Les dernières années de l'Abbé Join-Lambert

Monsieur Join-Lambert souffrit toujours d'une santé très précaire, qui s'affaiblit encore en 1856. Son médecin, le docteur Hélot, lui prescrivit une cure à Cauterets, où il avait déjà séjourné plusieurs fois ; ce séjour fut comme on pense, sans effet, car les témoignages rapportent qu'il était "''malade de la poitrine'', expression qui désignait alors un mal incurable:la tuberculose merci au bacille de KOCH mais surtout à GUERIN et CALMETTE qui mirent au point le vaccin. Il relate dans ses dernières lettres qu'il passait sa journée dans son fauteuil et ne pouvait plus dire la messe. Il s'éteignit à Bois-Guillaume le 24 avril 1857.

Des soucis de toute nature n'avaient pu que hâter l'aggravation du mal ; il s'agit d'abord et avant tout de ceux que lui occasionnait la direction de l'institution, car cet homme, qui avait le goût de l'enseignement et s'attachait à la formation des enfants qu'on lui confiait, se montrait exagérément préoccupé par toutes les questions d'organisation matérielle et par celles de la gestion de son personnel.
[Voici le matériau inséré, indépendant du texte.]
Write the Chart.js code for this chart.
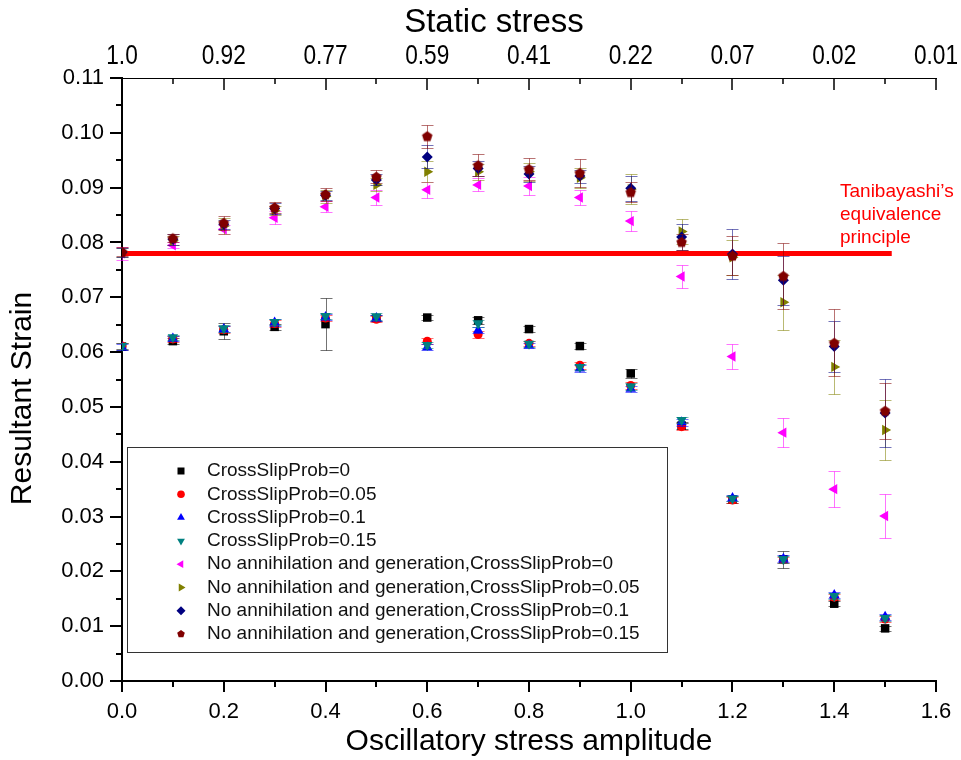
<!DOCTYPE html>
<html>
<head>
<meta charset="utf-8">
<script src="https://cdn.jsdelivr.net/npm/chart.js@4.4.0/dist/chart.umd.min.js"></script>
<style>
  body { margin: 0; background: #fff; }
  #wrap { width: 961px; height: 760px; position: relative; }
</style>
</head>
<body>
<div id="wrap"><canvas id="strainChart"></canvas></div>
<script>
// oscillatory stress amplitude (bottom axis)
const amplitude = [0.0, 0.1, 0.2, 0.3, 0.4, 0.5, 0.6, 0.7, 0.8, 0.9, 1.0, 1.1, 1.2, 1.3, 1.4, 1.5];
// static stress labels on the top axis, one every 0.2
const topLabels = ['1.0', '0.92', '0.77', '0.59', '0.41', '0.22', '0.07', '0.02', '0.01'];

const seriesNames = [
    'CrossSlipProb=0',
    'CrossSlipProb=0.05',
    'CrossSlipProb=0.1',
    'CrossSlipProb=0.15',
    'No annihilation and generation,CrossSlipProb=0',
    'No annihilation and generation,CrossSlipProb=0.05',
    'No annihilation and generation,CrossSlipProb=0.1',
    'No annihilation and generation,CrossSlipProb=0.15'
];

const csp0    = [0.0610, 0.0620, 0.0638, 0.0646, 0.0651, 0.0662, 0.0663, 0.0658, 0.0642, 0.0611, 0.0561, 0.0466, 0.0331, 0.0222, 0.0141, 0.0096];
const csp005  = [0.0611, 0.0624, 0.0641, 0.0652, 0.0662, 0.0660, 0.0620, 0.0632, 0.0616, 0.0576, 0.0539, 0.0464, 0.0330, 0.0221, 0.0153, 0.0113];
const csp01   = [0.0609, 0.0625, 0.0642, 0.0654, 0.0664, 0.0662, 0.0609, 0.0640, 0.0612, 0.0570, 0.0533, 0.0472, 0.0334, 0.0223, 0.0157, 0.0117];
const csp015  = [0.0611, 0.0627, 0.0643, 0.0655, 0.0666, 0.0665, 0.0613, 0.0652, 0.0615, 0.0573, 0.0537, 0.0476, 0.0333, 0.0222, 0.0155, 0.0115];
const noAG0   = [0.0780, 0.0795, 0.0824, 0.0845, 0.0865, 0.0882, 0.0896, 0.0905, 0.0903, 0.0882, 0.0839, 0.0738, 0.0592, 0.0453, 0.0350, 0.0301];
const noAG005 = [0.0782, 0.0803, 0.0830, 0.0858, 0.0884, 0.0905, 0.0929, 0.0929, 0.0929, 0.0918, 0.0897, 0.0820, 0.0773, 0.0691, 0.0573, 0.0458];
const noAG01  = [0.0782, 0.0806, 0.0833, 0.0862, 0.0886, 0.0914, 0.0956, 0.0935, 0.0925, 0.0921, 0.0899, 0.0810, 0.0779, 0.0731, 0.0610, 0.0489];
const noAG015 = [0.0783, 0.0808, 0.0836, 0.0864, 0.0888, 0.0920, 0.0994, 0.0941, 0.0934, 0.0927, 0.0892, 0.0801, 0.0776, 0.0739, 0.0617, 0.0493];

// half widths of the error bars
const csp0Err    = [0.0006, 0.0005, 0.0015, 0.0006, 0.0047, 0.0005, 0.0005, 0.0006, 0.0005, 0.0005, 0.0008, 0.0006, 0.0006, 0.0016, 0.0005, 0.0005];
const csp005Err  = [0.0006, 0.0005, 0.0006, 0.0006, 0.0006, 0.0006, 0.0006, 0.0006, 0.0005, 0.0006, 0.0006, 0.0006, 0.0005, 0.0006, 0.0005, 0.0006];
const csp01Err   = [0.0006, 0.0005, 0.0006, 0.0007, 0.0006, 0.0006, 0.0006, 0.0006, 0.0005, 0.0006, 0.0006, 0.0006, 0.0006, 0.0006, 0.0006, 0.0006];
const csp015Err  = [0.0006, 0.0005, 0.0006, 0.0006, 0.0006, 0.0006, 0.0006, 0.0006, 0.0005, 0.0006, 0.0006, 0.0006, 0.0005, 0.0006, 0.0005, 0.0005];
const noAG0Err   = [0.0012, 0.0005, 0.0008, 0.0012, 0.0010, 0.0013, 0.0014, 0.0012, 0.0017, 0.0014, 0.0018, 0.0021, 0.0022, 0.0027, 0.0033, 0.0041];
const noAG005Err = [0.0008, 0.0008, 0.0015, 0.0008, 0.0012, 0.0012, 0.0019, 0.0015, 0.0016, 0.0018, 0.0027, 0.0022, 0.0032, 0.0050, 0.0049, 0.0055];
const noAG01Err  = [0.0008, 0.0010, 0.0008, 0.0010, 0.0008, 0.0010, 0.0021, 0.0014, 0.0014, 0.0012, 0.0023, 0.0024, 0.0046, 0.0045, 0.0047, 0.0062];
const noAG015Err = [0.0008, 0.0008, 0.0013, 0.0010, 0.0012, 0.0012, 0.0021, 0.0020, 0.0020, 0.0025, 0.0018, 0.0015, 0.0035, 0.0060, 0.0061, 0.0051];

// Tanibayashi's equivalence principle line
const refStrain = 0.078;
const refRange = [0.0, 1.513];

const seriesVals = [csp0, csp005, csp01, csp015, noAG0, noAG005, noAG01, noAG015];
const seriesErr = [csp0Err, csp005Err, csp01Err, csp015Err, noAG0Err, noAG005Err, noAG01Err, noAG015Err];

const colors = ['#000000', '#ff0000', '#0000ff', '#008080', '#ff00ff', '#808000', '#000080', '#800000'];
const marks = ['square', 'circle', 'up', 'down', 'left', 'right', 'diamond', 'pentagon'];

const FONT = '"Liberation Sans", Arial, sans-serif';

function pentagonCanvas(r, color) {
    const c = document.createElement('canvas');
    const s = Math.ceil(r * 2) + 2;
    c.width = s; c.height = s;
    const g = c.getContext('2d');
    g.fillStyle = color;
    g.beginPath();
    for (let k = 0; k < 5; k++) {
        const a = -Math.PI / 2 + k * 2 * Math.PI / 5;
        const px = s / 2 + r * Math.cos(a), py = s / 2 + 0.5 + r * Math.sin(a);
        if (k) g.lineTo(px, py); else g.moveTo(px, py);
    }
    g.closePath();
    g.fill();
    return c;
}

function markStyle(kind, color) {
    switch (kind) {
        case 'square':  return { pointStyle: 'rect', rotation: 0, radius: 6 };
        case 'circle':  return { pointStyle: 'circle', rotation: 0, radius: 4.5 };
        case 'up':      return { pointStyle: 'triangle', rotation: 0, radius: 6 };
        case 'down':    return { pointStyle: 'triangle', rotation: 180, radius: 6 };
        case 'left':    return { pointStyle: 'triangle', rotation: -90, radius: 6 };
        case 'right':   return { pointStyle: 'triangle', rotation: 90, radius: 6 };
        case 'diamond': return { pointStyle: 'rectRot', rotation: 0, radius: 5.5 };
        default:        return { pointStyle: pentagonCanvas(5.5, color), rotation: 0, radius: 5.5 };
    }
}

// small markers for the legend box
function drawLegendMark(ctx, kind, x, y, color) {
    const r = 4;
    ctx.fillStyle = color;
    ctx.beginPath();
    const poly = (n, start, rad) => {
        for (let k = 0; k < n; k++) {
            const a = start + k * 2 * Math.PI / n;
            const px = x + rad * Math.cos(a), py = y + rad * Math.sin(a);
            if (k) ctx.lineTo(px, py); else ctx.moveTo(px, py);
        }
        ctx.closePath();
    };
    if (kind === 'square') ctx.rect(x - 3.5, y - 3.5, 7, 7);
    else if (kind === 'circle') ctx.arc(x, y, 3.8, 0, Math.PI * 2);
    else if (kind === 'up') poly(3, -Math.PI / 2, r + 0.5);
    else if (kind === 'down') poly(3, Math.PI / 2, r + 0.5);
    else if (kind === 'left') poly(3, Math.PI, r + 0.5);
    else if (kind === 'right') poly(3, 0, r + 0.5);
    else if (kind === 'diamond') poly(4, -Math.PI / 2, r + 0.5);
    else poly(5, -Math.PI / 2, r);
    ctx.fill();
}

const datasets = seriesVals.map((vals, i) => {
    const m = markStyle(marks[i], colors[i]);
    return {
        label: seriesNames[i],
        data: amplitude.map((x, j) => ({ x: x, y: vals[j] })),
        pointStyle: m.pointStyle,
        pointRotation: m.rotation,
        pointRadius: m.radius,
        pointHoverRadius: m.radius,
        backgroundColor: colors[i],
        borderColor: colors[i],
        pointBorderWidth: 0,
        showLine: false,
        order: 10 - i
    };
});

datasets.push({
    label: 'Tanibayashi',
    data: refRange.map(x => ({ x: x, y: refStrain })),
    showLine: true,
    borderColor: '#ff0000',
    borderWidth: 5,
    pointRadius: 0,
    order: 100
});

const errorBars = {
    id: 'errorBars',
    beforeDatasetDraw(chart, args) {
        const errs = seriesErr[args.index];
        if (!errs) return;
        const vals = seriesVals[args.index];
        const { ctx } = chart;
        const xs = chart.scales.x, ys = chart.scales.y;
        ctx.save();
        ctx.strokeStyle = colors[args.index];
        ctx.globalAlpha = 0.55;
        ctx.lineWidth = 1;
        ctx.beginPath();
        amplitude.forEach((xv, j) => {
            const px = Math.round(xs.getPixelForValue(xv)) + 0.5;
            const y1 = Math.round(ys.getPixelForValue(vals[j] + errs[j])) + 0.5;
            const y2 = Math.round(ys.getPixelForValue(vals[j] - errs[j])) + 0.5;
            ctx.moveTo(px, y1); ctx.lineTo(px, y2);
            ctx.moveTo(px - 6, y1); ctx.lineTo(px + 6, y1);
            ctx.moveTo(px - 6, y2); ctx.lineTo(px + 6, y2);
        });
        ctx.stroke();
        ctx.restore();
    }
};

// major / minor tick marks, top labels, titles, annotation and legend
const axisTicks = {
    id: 'axisTicks',
    afterDraw(chart) {
        const { ctx, chartArea: a, scales } = chart;
        const withMinor = (scale) => {
            const major = scale.ticks.map(t => t.value);
            const minor = [];
            for (let k = 0; k < major.length - 1; k++) minor.push((major[k] + major[k + 1]) / 2);
            return { major, minor };
        };
        ctx.save();
        ctx.strokeStyle = '#000';
        ctx.beginPath();
        ctx.lineWidth = 2;
        const yt = withMinor(scales.y);
        yt.major.forEach(v => { const p = Math.round(scales.y.getPixelForValue(v)); ctx.moveTo(a.left, p); ctx.lineTo(a.left - 12, p); });
        yt.minor.forEach(v => { const p = Math.round(scales.y.getPixelForValue(v)); ctx.moveTo(a.left, p); ctx.lineTo(a.left - 6, p); });
        const xt = withMinor(scales.x);
        xt.major.forEach(v => { const p = Math.round(scales.x.getPixelForValue(v)); ctx.moveTo(p, a.bottom); ctx.lineTo(p, a.bottom + 11); });
        xt.minor.forEach(v => { const p = Math.round(scales.x.getPixelForValue(v)); ctx.moveTo(p, a.bottom); ctx.lineTo(p, a.bottom + 6); });
        ctx.stroke();
        ctx.beginPath();
        ctx.lineWidth = 1.5;
        const tt = withMinor(scales.x2);
        tt.major.forEach(v => { const p = Math.round(scales.x2.getPixelForValue(v)); ctx.moveTo(p, a.top); ctx.lineTo(p, a.top + 12); });
        tt.minor.forEach(v => { const p = Math.round(scales.x2.getPixelForValue(v)); ctx.moveTo(p, a.top); ctx.lineTo(p, a.top + 6); });
        ctx.stroke();

        // condensed static stress labels on the top axis
        ctx.fillStyle = '#000';
        ctx.font = '27px ' + FONT;
        ctx.textAlign = 'center';
        ctx.textBaseline = 'alphabetic';
        tt.major.forEach(v => {
            const label = topLabels[Math.round(v / 0.2)];
            if (!label) return;
            ctx.save();
            ctx.translate(scales.x2.getPixelForValue(v), a.top - 14);
            ctx.scale(0.84, 1);
            ctx.fillText(label, 0, 0);
            ctx.restore();
        });

        // top title
        ctx.font = '33px ' + FONT;
        ctx.fillText('Static stress', a.left + 372, 32);

        // y title
        ctx.save();
        ctx.font = '30px ' + FONT;
        ctx.textBaseline = 'middle';
        ctx.translate(23, (a.top + a.bottom) / 2 + 19);
        ctx.rotate(-Math.PI / 2);
        ctx.fillText('Resultant Strain', 0, 0);
        ctx.restore();

        // annotation next to the red line
        const ly = scales.y.getPixelForValue(refStrain);
        ctx.fillStyle = '#ff0000';
        ctx.font = '19px ' + FONT;
        ctx.textAlign = 'left';
        const ax = a.left + 718;
        ctx.fillText('Tanibayashi\u2019s', ax, ly - 56);
        ctx.fillText('equivalence', ax, ly - 33);
        ctx.fillText('principle', ax, ly - 10);

        // legend box
        const bx = a.left + 5, by = a.top + 369, bw = 540, bh = 205;
        ctx.strokeStyle = '#333';
        ctx.lineWidth = 1;
        ctx.strokeRect(bx + 0.5, by + 0.5, bw, bh);
        ctx.font = '19px ' + FONT;
        ctx.textBaseline = 'middle';
        seriesNames.forEach((name, i) => {
            const ry = by + 24 + i * 23.3;
            drawLegendMark(ctx, marks[i], bx + 54, ry, colors[i]);
            ctx.fillStyle = '#111';
            ctx.fillText(name, bx + 80, ry);
        });
        ctx.restore();
    }
};

new Chart(document.getElementById('strainChart'), {
    type: 'scatter',
    data: { datasets: datasets },
    options: {
        responsive: true,
        maintainAspectRatio: false,
        animation: false,
        layout: { padding: { left: 0, right: 25, top: 0, bottom: 0 } },
        plugins: {
            legend: { display: false },
            tooltip: { enabled: false }
        },
        scales: {
            x: {
                type: 'linear',
                position: 'bottom',
                min: 0,
                max: 1.6,
                afterFit: s => { s.height = 79; s.paddingLeft = 0; s.paddingRight = 0; },
                grid: { display: false, drawTicks: false },
                border: { display: true, color: '#000', width: 2 },
                ticks: {
                    stepSize: 0.2,
                    padding: 18,
                    autoSkip: false,
                    maxRotation: 0,
                    color: '#000',
                    font: { family: FONT, size: 22 },
                    callback: v => v.toFixed(1)
                },
                title: {
                    display: true,
                    text: 'Oscillatory stress amplitude',
                    color: '#000',
                    font: { family: FONT, size: 30 },
                    padding: { top: 0, bottom: 0 }
                }
            },
            x2: {
                type: 'linear',
                position: 'top',
                min: 0,
                max: 1.6,
                afterFit: s => { s.height = 78; s.paddingLeft = 0; s.paddingRight = 0; },
                grid: { display: false, drawTicks: false },
                border: { display: true, color: '#000', width: 1 },
                ticks: {
                    display: false,
                    stepSize: 0.2,
                    autoSkip: false
                }
            },
            y: {
                type: 'linear',
                min: 0,
                max: 0.11,
                afterFit: s => { s.width = 122; },
                grid: { display: false, drawTicks: false },
                border: { display: true, color: '#000', width: 2 },
                ticks: {
                    stepSize: 0.01,
                    padding: 18,
                    color: '#000',
                    font: { family: FONT, size: 22 },
                    callback: v => v.toFixed(2)
                }
            }
        }
    },
    plugins: [errorBars, axisTicks]
});
</script>
</body>
</html>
Il fut très affecté par les critiques dont il fut l'objet à l'extérieur. Son biographe, l'abbé Pierre Labbé, rapporte que certains parents voulurent profiter des facilités offertes par la nouvelle loi Falloux pour appeler les Jésuites à ouvrir un collège à Rouen ; les pourparlers auraient même été assez loin. En face de la puissante Compagnie de Jésus, le jeune abbé Join-Lambert ne pouvait manquer de s'interroger sur la fragilité de son institution, affaire personnelle, à laquelle son état de santé donnait un caractère encore plus précaire.

Enfin, M. Join-Lambert fut fort attristé par une longue action judiciaire engagée par certains membres de sa famille contre les Pères de Picpus alors très influents dans le diocèse de Rouen. Il se désolidarisa de cette affaire, d'autant plus qu'il avait été ordonné en 1840 par le supérieur de Picpus ; mais le procès, qui au surplus fut perdu par les religieux, mit monsieur Join-Lambert en porte-à-faux avec le clergé du diocèse et l'on comprend les réticences qu'il ne cessa de rencontrer chaque fois qu'il voulut rechercher des professeurs parmi les jeunes prêtres diocésains ; et nous savons que le recrutement des maîtres fut le souci majeur de l'abbé.

Tous ces soucis auxquels il n'était pas préparé, il les supporta silencieusement, par sens du devoir, ainsi qu'il l'exprima un jour à monseigneur Blanquart de Bailleul : "je ne suis point fait pour suivre mes goûts et je prie votre grandeur de n'y avoir point égard". On ne saurait trop mesurer les sacrifices acceptés par Monsieur Join-Lambert, à la tête de sa chère institution.